Video Title: 
Leveraging What Small Business Knows
Video Format: 
DVD
Video Price: 
$95
Wednesday, September 10, 2014
7:30 AM Breakfast, 8:00 – 9:00 AM session
Main Dining Room, Stanford Faculty Club, 439 Lagunita Dr, Stanford, CA.
  • Why the “ownership mentality” of small business is so powerful.
  • The 3 best ways to solve incentive issues with your employees.

While big companies have many advantages—lower production costs, greater bargaining power, access to financial markets—a clear disadvantage is the separation between management and ownership. Small businesses, on the other hand, often have the distinct advantage of operating with an ownership mentality that allows them to move more quickly with a more motivated workforce. So how can big businesses retain their advantages while creating a workforce that has the incentives of a small business? And where do unique opportunities lie for small businesses? Paul Oyer provides answers based on his research, traveling to small businesses across 27 states. He tells the stories of successes and failures he found on the road.

Speaker: 

Paul Oyer - Fred H. Merrill Professor of Economics, Stanford University

Paul Oyer is the Fred H. Merrill Professor of Economics at the Stanford Graduate School of Business. He is also a Research Associate with the National Bureau of Economics and the Editor-in-Chief of the Journal of Labor Economics.

Paul does research in the field of personnel economics. He has published papers about the use of broad-based stock option plans, how incentive structures lead salespeople to “game” the system, and how graduating when the economy is doing well can have long-term positive benefits for employees.

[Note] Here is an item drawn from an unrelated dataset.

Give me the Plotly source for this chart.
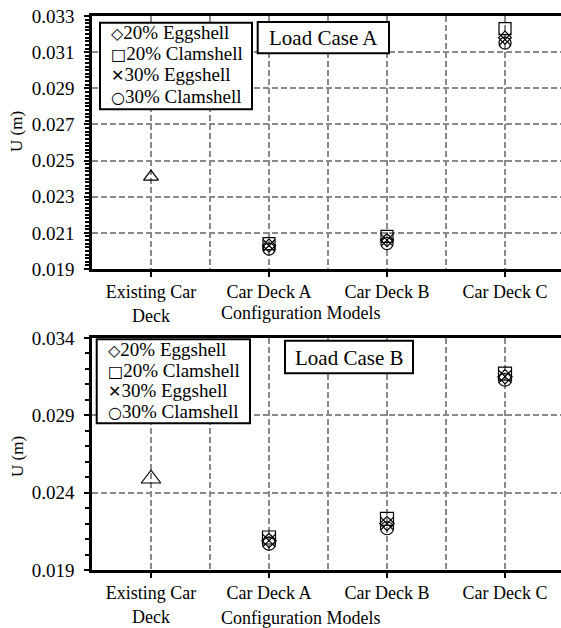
import plotly.graph_objects as go

# ---------------- data ----------------
categories = ["Existing Car<br>Deck", "Car Deck A", "Car Deck B", "Car Deck C"]
series_names = ["20% Eggshell", "20% Clamshell", "30% Eggshell", "30% Clamshell"]
series_symbols = ["diamond-open", "square-open", "x-thin-open", "circle-open"]
legend_glyphs = ["\u25C7", "\u25A1", "\u2715", "\u25CB"]

# Load Case A (values for Car Deck A, B, C)
existing_A = [0.0241]
eggshell20_A = [0.0203, 0.0206, 0.0318]
clamshell20_A = [0.0204, 0.0208, 0.0323]
eggshell30_A = [0.0203, 0.0206, 0.0317]
clamshell30_A = [0.0201, 0.0204, 0.0315]

# Load Case B
existing_B = [0.0249]
eggshell20_B = [0.0209, 0.0220, 0.0315]
clamshell20_B = [0.0211, 0.0223, 0.0317]
eggshell30_B = [0.0209, 0.0220, 0.0315]
clamshell30_B = [0.0207, 0.0217, 0.0313]

y_ticks_A = [0.019, 0.021, 0.023, 0.025, 0.027, 0.029, 0.031, 0.033]
y_ticks_B = [0.019, 0.024, 0.029, 0.034]

# ---------------- figure ----------------
W, H = 561, 628
FONT = "Liberation Serif"
GRID = "#8a8a8a"


def px(v):
    return v / W


def py(v):
    return 1 - v / H


fig = go.Figure()

xpos = list(range(len(categories)))
config_x = xpos[1:]

panels = [
    ("x", "y", existing_A, [eggshell20_A, clamshell20_A, eggshell30_A, clamshell30_A], 13, 12),
    ("x2", "y2", existing_B, [eggshell20_B, clamshell20_B, eggshell30_B, clamshell30_B], 17, 13),
]

for xa, ya, existing, series, tri_size, msize in panels:
    fig.add_trace(go.Scatter(
        x=xpos[:1], y=existing, mode="markers", xaxis=xa, yaxis=ya,
        marker=dict(symbol="triangle-up-open", size=tri_size, color="black",
                    line=dict(width=1.2, color="black")),
        showlegend=False, name="Existing Car Deck"))
    for name, sym, vals in zip(series_names, series_symbols, series):
        fig.add_trace(go.Scatter(
            x=config_x, y=vals, mode="markers", xaxis=xa, yaxis=ya, name=name,
            showlegend=False,
            marker=dict(symbol=sym, size=msize if sym != "diamond-open" else msize - 2,
                        color="black", line=dict(width=1.2, color="black"))))

x_common = dict(
    range=[-0.5, -0.5 + 469 / 118],
    tickmode="array", tickvals=xpos, ticktext=categories,
    ticks="outside", ticklen=5, tickwidth=1.5, tickcolor="black",
    showline=True, linecolor="black", linewidth=2.5, mirror=True,
    showgrid=True, gridcolor=GRID, gridwidth=1.5, griddash="6px,3px",
    minor=dict(tickmode="array", tickvals=[0.5, 1.5, 2.5], showgrid=True,
               gridcolor=GRID, gridwidth=1.5, griddash="6px,3px", ticks=""),
    tickfont=dict(family=FONT, size=18, color="black"),
    zeroline=False, automargin=False,
)

y_common = dict(
    tickmode="array",
    ticks="outside", ticklen=5, tickwidth=1.5, tickcolor="black",
    showline=True, linecolor="black", linewidth=2.5, mirror=False,
    showgrid=True, gridcolor=GRID, gridwidth=1.5, griddash="6px,3px",
    tickfont=dict(family=FONT, size=19, color="black"),
    tickformat=".3f", zeroline=False, ticklabelstandoff=6, automargin=False,
)

fig.update_layout(
    width=W, height=H,
    margin=dict(l=0, r=0, t=0, b=0, autoexpand=False),
    paper_bgcolor="white", plot_bgcolor="white",
    font=dict(family=FONT, color="black"),
    showlegend=False,
    xaxis=dict(x_common, domain=[px(92), 1], anchor="y"),
    yaxis=dict(y_common, domain=[py(269), py(16)], range=[0.019, 0.033],
               tickvals=y_ticks_A, anchor="x",
               minor=dict(dtick=0.0002, tick0=0.019, ticks="outside", ticklen=4,
                          tickwidth=1.5, tickcolor="black", showgrid=False)),
    xaxis2=dict(x_common, domain=[px(92), 1], anchor="y2"),
    yaxis2=dict(y_common, domain=[py(570), py(338)], range=[0.019, 0.034],
                tickvals=y_ticks_B, anchor="x2",
                minor=dict(dtick=0.001, tick0=0.019, ticks="outside", ticklen=4,
                           tickwidth=1.5, tickcolor="black", showgrid=False)),
)

shapes = []
annotations = []

# legend boxes (drawn as shapes + text lines)
legend_boxes = [
    (100, 252, 22.7, 109.3, 109, [32.7, 53.3, 74.5, 96.5]),
    (96.7, 250, 339.3, 423.3, 106, [349.5, 370, 390.8, 411.7]),
]
glyph_style = "font-family:DejaVu Sans;font-size:16px"
for x0, x1, y0, y1, tx, rows in legend_boxes:
    shapes.append(dict(type="rect", xref="paper", yref="paper",
                       x0=px(x0), x1=px(x1), y0=py(y1), y1=py(y0),
                       line=dict(color="black", width=2), fillcolor="white",
                       layer="above"))
    for glyph, name, ry in zip(legend_glyphs, series_names, rows):
        annotations.append(dict(
            text='<span style="%s">%s</span>%s' % (glyph_style, glyph, name),
            x=px(tx), y=py(ry), xref="paper", yref="paper", xanchor="left",
            yanchor="middle", showarrow=False,
            font=dict(family=FONT, size=19, color="black")))

# load case boxes
case_boxes = [
    ("Load Case A", 257.7, 389, 22, 53.3),
    ("Load Case B", 285, 413, 340.7, 373.3),
]
for label, x0, x1, y0, y1 in case_boxes:
    shapes.append(dict(type="rect", xref="paper", yref="paper",
                       x0=px(x0), x1=px(x1), y0=py(y1), y1=py(y0),
                       line=dict(color="black", width=2), fillcolor="white",
                       layer="above"))
    annotations.append(dict(text=label, x=px((x0 + x1) / 2), y=py((y0 + y1) / 2 + 0.5),
                            xref="paper", yref="paper", xanchor="center",
                            yanchor="middle", showarrow=False,
                            font=dict(family=FONT, size=21, color="black")))

ann_font = dict(family=FONT, size=18, color="black")
for ty in (313, 618):
    annotations.append(dict(text="Configuration Models", x=px(301), y=py(ty),
                            xref="paper", yref="paper", xanchor="center",
                            yanchor="middle", showarrow=False, font=ann_font))
for ty in (132, 457):
    annotations.append(dict(text="U (m)", x=px(17), y=py(ty), xref="paper", yref="paper",
                            xanchor="center", yanchor="middle", showarrow=False,
                            textangle=-90, font=dict(family=FONT, size=17, color="black")))

fig.update_layout(shapes=shapes, annotations=annotations)

fig.write_html("out.html")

In addition, he is the author of two books published in 2014. Roadside MBA (with Michael Mazzeo and Scott Schaefer) is a non-technical Strategy guide for small businesses based on the authors’ extensive travel around the US interviewing small business owners. Everything I Ever Needed to Know About Economics I Learned from Online Dating is an entertaining and non-technical explanation of numerous key ideas in microeconomics using examples from online dating, as well as labor markets and many product markets.

Before moving to the GSB in 2000, Paul was on the faculty of the Kellogg School at Northwestern University. In his pre-academic life, he worked for the management consulting firm of Booz, Allen, and Hamilton, as well as for the high technology firms 3Com Corporation and ASK Computer Systems. He does not think he should be held responsible for the fact that none of these companies exist anymore.

Paul holds a BA in math and computer science from Middlebury College, an MBA from Yale University, and an MA and PhD in economics from Princeton University. When not teaching or doing research, Paul runs, swims, skis, hangs out with his two college-age children, and walks his flat-coated retriever.